Representation learning by deep learning methods has been proven to be effective in avoiding task-specific engineering. Hence, the processing does not need much prior knowledge. As a continuous real-valued vector, representation can be incorporated as features in a variety of natural language processing tasks [4, 16, 19], such as POS tagging, chunking, named entity recognition [4, 43], semantic role labeling, parsing [36], language modeling [1, 26], and sentiment analysis tasks [39, 41]. Representation learning is to learn continuous representations of text with different grains, like word, phrase, sentence and document. For representing a document, the existing deep learning methods consist of two processing stages. Firstly, word embedding should be learnt by massive text corpus. Some work utilizes global context of document and multiple word prototypes [13], or global word-word co-occurrence to improve word embedding [35]. There are also some work for task-specific word-embedding [41]. After obtaining word representation, many research works focus on composing for coarse-grained semantic unit by composition models. For learning semantic composition,

Yessenalina et al. use matrixes to model each word and applying iterated matrix multiplication to combine words [46]. Glorot et al. develop Stacked Denoising Autoencoders for domain adaptation [9]. Socher et al. propose Recursive Neural Network (RNN) [38], matrixvector RNN  [37] and Recursive Neural Tensor Network (RNTN)  [39] to learn the compositionality of unfixed-length phrases.
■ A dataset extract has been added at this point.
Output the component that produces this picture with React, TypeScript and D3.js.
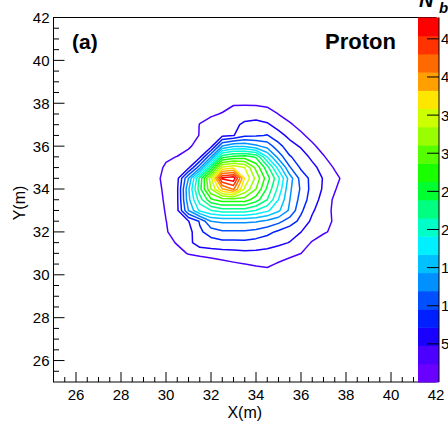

Hermann et al. (2013) learn the compositionality of sentence by Combinatory Categorial Autoencoders, which is the combination of Combinatory Categorial Grammar and Recursive Autoencoder [12]. Li et al. [18] use feature weight tuning to control the effect one specific unit makes to the higher-level representation in a Recursive Neural Network. Le et al.  [17] learn the representation of paragraph.

5 Conclusion

We introduce a novel convolutional neural network to learn document representation for deceptive opinion spam detection. Sentences play different important role in the document. We model the semantic meaning of document-level reviews by incorporating sentence important weights into document representation learning. We construct experiments on the latest public data set and compare with multiple baseline methods. We show that sentence-weighted neural network is more effective than other two convolutional neural-network based models in document representation and spam classification. The results of the experiments also show that the basic document representation perform more robust than the hand-crafted features on cross-domain data set.